Showing posts with label Forger. Show all posts
Showing posts with label Forger. Show all posts

14/03/2014

Tom Keating: The Forger in Love With Art



In the second week of September 2008, DVDs of series one from 1982 and series two from 1983 of Keating on Painters arrived in my door. Carol had thoughtfully bought me them on EBay. I joyously relived these lessons on painting that I had last watched when I was a callow teenager in the mid 1980s.    

                                                                                                                                     
I had feared that my fond memories of these television programs - would with the passing of time appear foolish. However, I was delighted to fall in love again with Tom Keating’s honest, humours, self-deprecating, intelligent and technically informative programs. They reminded me again - what a hero this portly, bearded and grey haired gentleman had been for me. Keating possessed more genuine, simple love for art - than hundreds of people I have encountered in the art world.                

Tom Keating (1917-1984) was born into a poor family in London. After World War Two he worked as an art-restorer and house-painter. Keating was a skilled but frustrated traditional painter whose work had failed to make a mark in an art world dominated by American Abstract-Expressionists, Pop artists and Conceptual theorists.                                                                

In 1970, auctioneers became suspicious when thirteen unknown drawings by the English Romantic artist Samuel Palmer - all of the town of Shoreham - came up for sale. Doubts were voiced in The Times and in letter to the paper Keating confessed that he had forged them and may other works by other artists. He said he had made them to get revenge on an art world that he thought was corrupt and got rich at artists’ expense. He also revealed that he had knowingly left anachronisms and flaws in the paintings - which would later reveal themselves to restorers. For example before starting a forgery – he would write on the canvas in lead white, fully knowing that x-rays would reveal them instantly.
             
In 1977, Keating was brought to trial at the Old Bailey. It was revealed that he had forged over 2,000 paintings by over a hundred different artists. He claimed that his forgeries had been made to show up the art establishment. However, the case was dropped due to Keating’s ill health - brought on by a life-time of chain-smoking and inhaling dangerous fumes from his restoring chemicals and painting turpentine. That year with the help of Geraldine Norman and Frank Norman he wrote and published his bestselling auto-biography The Fakes Progress: The Tom Keating Story.                

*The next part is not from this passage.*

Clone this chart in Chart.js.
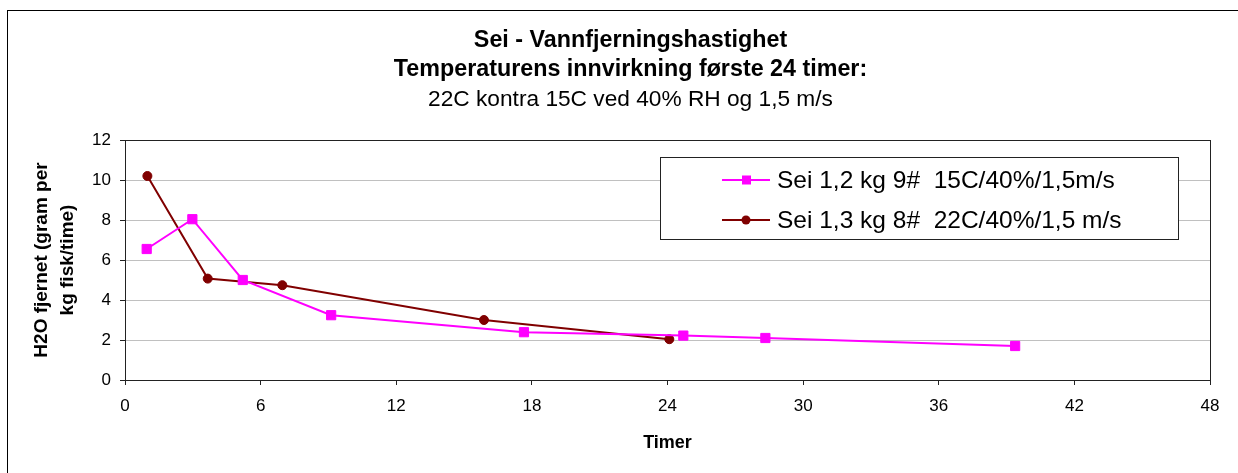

After the trial, his fakes – now titled homage’s - and his own work began to be avidly collected. His last hurrah were these wonderful programs for Channel four in 1982 and 1983 - when he was in his mid sixties and in poor health.
             
In these half-hour television programs - made at the tail-end of his life - he showed how the painters; Titian, Rembrandt, Constable, Turner, Boudin, Rousseau, Manet, Monet, Degas, Renoir, van Gogh and Cézanne  - conceived, started, worked up, qualified and finished their canvases. As he made works in their style (often with tongue-in-check) - he told brief but telling stories of their lives, character, training and working habits. Keating modestly taught the techniques of tempera and oils and pastels, which kinds of brushes to use, how to grind pigments, how to prime canvases, apply glazes, use impastos, varnish paintings and handle the paint brush.
             
Keating said: “I am trying to encourage everybody to have a go… anyone can pick up a paint brush… it’s inhibition that stops even children… it just needs courage.” Yet at the same time he made clear the need for academic or self-training, the difference between genius and talent and those unteachable aspects of painting that required an inner vision. He also honestly pointed out how comparatively easy it was to copy a painting – since the forger did not have to imagine, compose and construct a painting from scratch and out of a highly evolved personal style – they merely imitated.
             
Keating most admired the techniques of the Venetian painters like Titian and Dutch painters like Rembrandt. Although he acknowledged that Titian was widely regarded as the greatest painter in the Western tradition – his favourite was Rembrandt whose humanity he found very moving. William Turner he regarded as the greatest landscape painter of all time.
             
As an old forger Keating frankly spoke of the difficultly of old master and academic techniques - which he confessed required more discipline, skill, craft, patience and professional focus – than Impressionist techniques. However he also spoke of the freshness, direct honesty and reality of out-door painting conceived by Constable, Turner, the Barbizon painters and the Impressionists. He also spoke of the courage and Christ-like humanism of van Gogh and the obsessive dedication of Cézanne.
             
I noted to Carol that she could learn more about the technical aspects of painting in these two series – than fours year in NCAD. Keating was quite simply the greatest and only credible painting teacher I had ever seen in this debased, low-brow and asinine genre. If I had one complaint about Keating’s painting it was the slackness of his underlying drawing and the crudeness of his brushstrokes.